Asset quality indicators continued to trend positively, supporting management’s assertion that FNB’s credit risk profile is under control. Non-performing assets declined modestly year-on-year, and delinquency ratios dropped. The allowance for credit losses stood stable at 1.25% of total loans, matching last year’s ratio, and net charge-offs were low at just 0.22% of average loans for the quarter. Proactive credit actions have allowed FNB to maintain strong reserve coverage while continuing to grow the loan book.

Credit Metric Q3 2025 Q2 2025 Q3 2024
Non-Performing Loans / Total Loans 0.36% 0.34% 0.38%
Total Delinquency Ratio 0.65% 0.62% 0.79%
Allowance for Credit Losses / Total Loans 1.25% 1.25% 1.25%
Net Charge-Offs / Avg. Loans (annualized) 0.22% 0.25% 0.25%

Capital and Book Value Metrics Reach All-Time Highs

Capital strength is another standout: FNB’s estimated Common Equity Tier 1 (CET1) ratio rose to 11.0%, with tangible common equity to tangible assets increasing to 8.69%. Tangible book value per share reached $11.48, up over 11% from last year. Even after share repurchases of $12 million this quarter, FNB continues to post higher per-share value and maintain solid capital buffers. Notably, accumulated other comprehensive income (AOCI) reduced tangible book value by only $0.22 per share this quarter, down from $0.43 last year—a sign of improving mark-to-market securities impacts.

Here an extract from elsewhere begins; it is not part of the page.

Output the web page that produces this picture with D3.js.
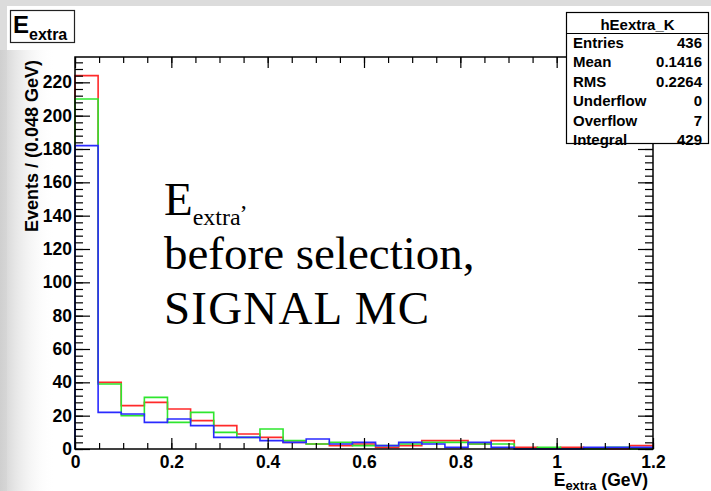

Strategic Focus: Digital Investments and Proactive Risk Management

Management credited these results not just to market factors, but also to consistent underwriting, robust risk management, and investment in technology and analytics. New digital capabilities and the adoption of artificial intelligence have supported client acquisition, engagement, and service delivery, enhancing FNB’s ability to grow organically and efficiently.

Bottom Line: FNB is Positioned for Sustained, High-Quality Growth

This quarter’s performance shows a company on the right side of multiple trends—profitable growth, disciplined risk, efficiency, and capital strength. For readers tracking the regional bank space, FNB’s combination of rising revenue, margin expansion, low credit costs, and strong capital metrics presents a blueprint worth studying. As interest rates and industry headwinds evolve, FNB’s track record this quarter suggests resilience and ongoing potential for outperformance.